Work to be completed ->
Check each line of the records below for the word "matplotlib" and copy those where it appears.
-*-
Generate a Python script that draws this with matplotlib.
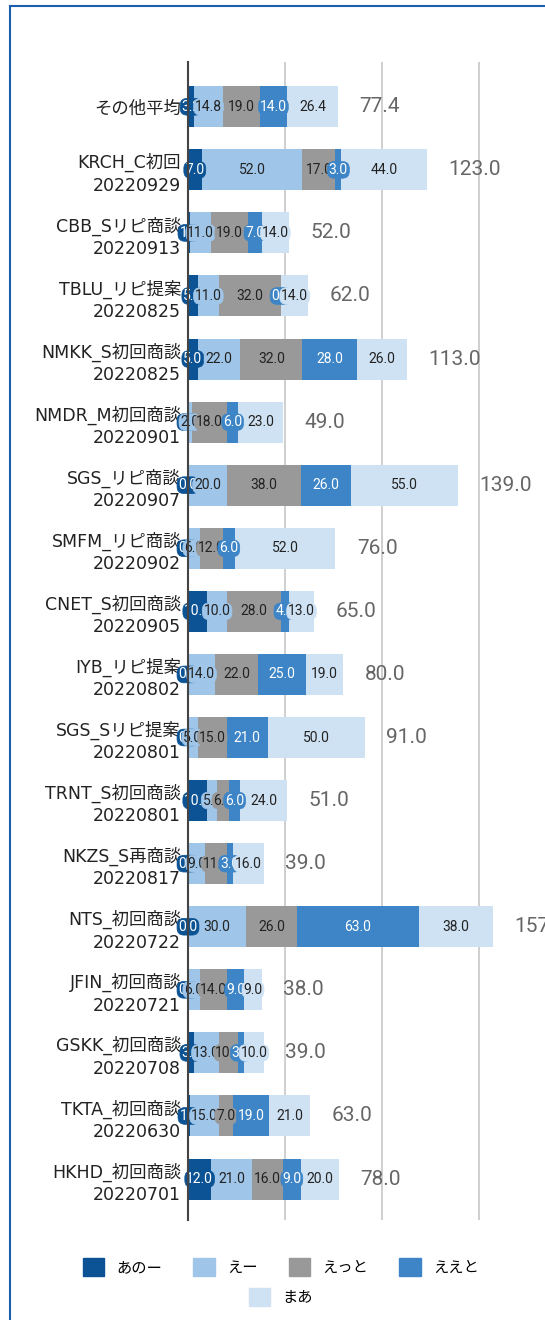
import matplotlib
matplotlib.use('Agg')
import matplotlib.pyplot as plt
from matplotlib.patches import Patch
import numpy as np

plt.rcParams['font.family'] = ['Roboto', 'Noto Sans CJK JP', 'DejaVu Sans']

# data
categories = [
    'その他平均',
    'KRCH_C初回\n20220929',
    'CBB_Sリピ商談\n20220913',
    'TBLU_リピ提案\n20220825',
    'NMKK_S初回商談\n20220825',
    'NMDR_M初回商談\n20220901',
    'SGS_リピ商談\n20220907',
    'SMFM_リピ商談\n20220902',
    'CNET_S初回商談\n20220905',
    'IYB_リピ提案\n20220802',
    'SGS_Sリピ提案\n20220801',
    'TRNT_S初回商談\n20220801',
    'NKZS_S再商談\n20220817',
    'NTS_初回商談\n20220722',
    'JFIN_初回商談\n20220721',
    'GSKK_初回商談\n20220708',
    'TKTA_初回商談\n20220630',
    'HKHD_初回商談\n20220701',
]
series_names = ['あのー', 'えー', 'えっと', 'ええと', 'まあ']
ano = [3.2, 7.0, 1.0, 5.0, 5.0, 0.0, 0.0, 0.0, 10.0, 0.0, 0.0, 10.0, 0.0, 0.0, 0.0, 3.0, 1.0, 12.0]
ee = [14.8, 52.0, 11.0, 11.0, 22.0, 2.0, 20.0, 6.0, 10.0, 14.0, 5.0, 5.0, 9.0, 30.0, 6.0, 13.0, 15.0, 21.0]
etto = [19.0, 17.0, 19.0, 32.0, 32.0, 18.0, 38.0, 12.0, 28.0, 22.0, 15.0, 6.0, 11.0, 26.0, 14.0, 10.0, 7.0, 16.0]
eeto = [14.0, 3.0, 7.0, 0.0, 28.0, 6.0, 26.0, 6.0, 4.0, 25.0, 21.0, 6.0, 3.0, 63.0, 9.0, 3.0, 19.0, 9.0]
maa = [26.4, 44.0, 14.0, 14.0, 26.0, 23.0, 55.0, 52.0, 13.0, 19.0, 50.0, 24.0, 16.0, 38.0, 9.0, 10.0, 21.0, 20.0]

colors = ['#0b5394', '#9fc5e8', '#999999', '#3d85c6', '#cfe2f3']
text_colors = ['white', '#222222', '#222222', 'white', '#222222']

series = [ano, ee, etto, eeto, maa]

fig = plt.figure(figsize=(5.45, 13.2), dpi=100)
ax = fig.add_axes([188 / 545, 1 - 1220 / 1320, 1 - 188 / 545, (1220 - 62) / 1320])

y = np.arange(len(categories))
left = np.zeros(len(categories))
for vals, name, c, tc in zip(series, series_names, colors, text_colors):
    vals = np.array(vals)
    ax.barh(y, vals, left=left, height=0.65, color=c, label=name, zorder=2)
    for yi, l, v in zip(y, left, vals):
        ax.text(l + v / 2, yi, f'{v:.1f}', ha='center', va='center', fontsize=10,
                color=tc, zorder=4,
                bbox=dict(boxstyle='round,pad=0.1,rounding_size=0.5', fc=c, ec=c, lw=0.5))
    left = left + vals

totals = left
for yi, t in zip(y, totals):
    ax.text(t + 11, yi, f'{t:.1f}', ha='left', va='center', fontsize=15,
            color='#666666', zorder=4)

ax.set_xlim(0, 184)
ax.set_ylim(len(categories) - 1 + 0.65, -0.71)
ax.set_xticks([50, 100, 150])
ax.set_xticklabels([])
ax.tick_params(axis='x', length=0)
ax.grid(axis='x', color='#cccccc', linewidth=1.3, zorder=0)
ax.set_axisbelow(True)
ax.set_yticks(y)
ax.set_yticklabels(categories, fontsize=12.5, linespacing=1.3, color='#222222',
                   family=['DejaVu Sans', 'Noto Sans CJK JP'])
ax.tick_params(axis='y', length=0, pad=5)
for s in ['top', 'right', 'bottom']:
    ax.spines[s].set_visible(False)
ax.spines['left'].set_color('#444444')
ax.spines['left'].set_linewidth(1.5)
ax.spines['left'].set_zorder(5)

handles = [Patch(facecolor=c, edgecolor=c, label=n) for c, n in zip(colors, series_names)]
fig.legend(handles[:4], series_names[:4], loc='center', bbox_to_anchor=(0.515, 1 - 1267 / 1320),
           ncol=4, frameon=False, fontsize=11, handlelength=1.4, handleheight=1.4,
           handletextpad=0.8, columnspacing=2.05)
fig.legend(handles[4:], series_names[4:], loc='center', bbox_to_anchor=(0.515, 1 - 1297 / 1320),
           ncol=1, frameon=False, fontsize=11, handlelength=1.4, handleheight=1.4,
           handletextpad=0.8)

# selection border
fig.add_artist(plt.Line2D([10 / 545, 10 / 545], [0, 1 - 6 / 1320], color='#1c5fb0', lw=1.5,
                          transform=fig.transFigure))
fig.add_artist(plt.Line2D([10 / 545, 1], [1 - 6 / 1320, 1 - 6 / 1320], color='#1c5fb0', lw=1.5,
                          transform=fig.transFigure))

fig.savefig('out.png', dpi=100)
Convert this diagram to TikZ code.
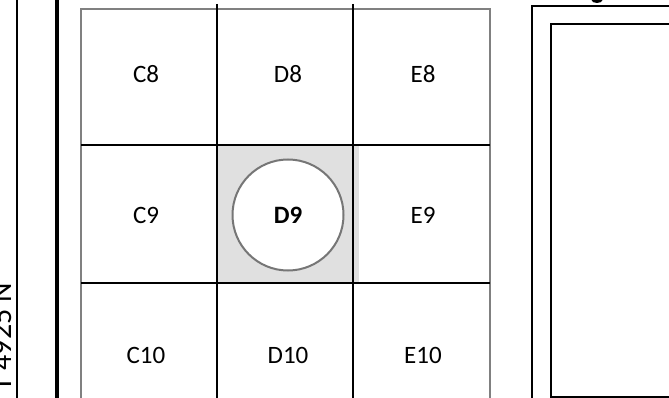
\documentclass[tikz,border=0pt]{standalone}
\usepackage{fontspec}
\setmainfont{Carlito}
\definecolor{framegrey}{HTML}{808080}
\definecolor{cellgrey}{HTML}{E0E0E0}
\definecolor{circgrey}{HTML}{767676}
\begin{document}
\begin{tikzpicture}[x=1pt,y=-1pt,
  blackline/.style={line width=2.4pt, draw=black},
  heavyline/.style={line width=3.2pt, draw=black},
  greyline/.style={line width=2.4pt, draw=framegrey},
  celllabel/.style={font=\fontsize{25}{28}\selectfont, inner sep=0pt},
  sidelabel/.style={font=\fontsize{30}{32}\selectfont, inner sep=0pt, rotate=90, anchor=base west}]
\useasboundingbox (0,0) rectangle (669,398);
\clip (0,0) rectangle (669,398);
% highlighted cell
\fill[cellgrey] (217,145) rectangle (359,283);
% left margin lines
\draw[blackline] (17,-5) -- (17,405);
\draw[heavyline] (57,-5) -- (57,405);
\node[sidelabel] (lat) at (11,392) {T 4925 N};
% grid frame
\coordinate (fbl) at (81,405);
\coordinate (ftl) at (81,9);
\coordinate (ftr) at (490,9);
\coordinate (fbr) at (490,405);
\draw[greyline] (fbl) -- (ftl) -- (ftr) -- (fbr);
% grid lines
\coordinate (v1t) at (217,4); \coordinate (v1b) at (217,405);
\coordinate (v2t) at (353,4); \coordinate (v2b) at (353,405);
\coordinate (h1l) at (81,145); \coordinate (h1r) at (490,145);
\coordinate (h2l) at (81,283); \coordinate (h2r) at (490,283);
\draw[blackline] (v1t) -- (v1b);
\draw[blackline] (v2t) -- (v2b);
\draw[blackline] (h1l) -- (h1r);
\draw[blackline] (h2l) -- (h2r);
% cell labels
\node[celllabel] (c8) at (146,74) {C8};
\node[celllabel] (d8) at (288,74) {D8};
\node[celllabel] (e8) at (423,74) {E8};
\node[celllabel] (c9) at (146,215) {C9};
\node[circle, draw=circgrey, line width=2pt, fill=white, minimum size=111pt, inner sep=0pt,
      font=\fontsize{25}{28}\selectfont\bfseries] (d9) at (288,215) {D9};
\node[celllabel] (e9) at (423,215) {E9};
\node[celllabel] (c10) at (146,355) {C10};
\node[celllabel] (d10) at (288,355) {D10};
\node[celllabel] (e10) at (423,355) {E10};
% right panel
\coordinate (obl) at (532,405); \coordinate (otl) at (532,6); \coordinate (otr) at (680,6);
\draw[blackline] (obl) -- (otl) -- (otr);
\coordinate (ibr) at (680,397); \coordinate (ibl) at (551,397);
\coordinate (itl) at (551,24); \coordinate (itr) at (680,24);
\draw[blackline] (ibr) -- (ibl) -- (itl) -- (itr);
% cut-off mark at top
\fill[black] (597,0) ellipse (5.5pt and 3pt);
\end{tikzpicture}
\end{document}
-*-
Worked solution ->
Generate a Python script that draws this with matplotlib.
import matplotlib
matplotlib.use('Agg')
import matplotlib.pyplot as plt
from matplotlib.patches import Patch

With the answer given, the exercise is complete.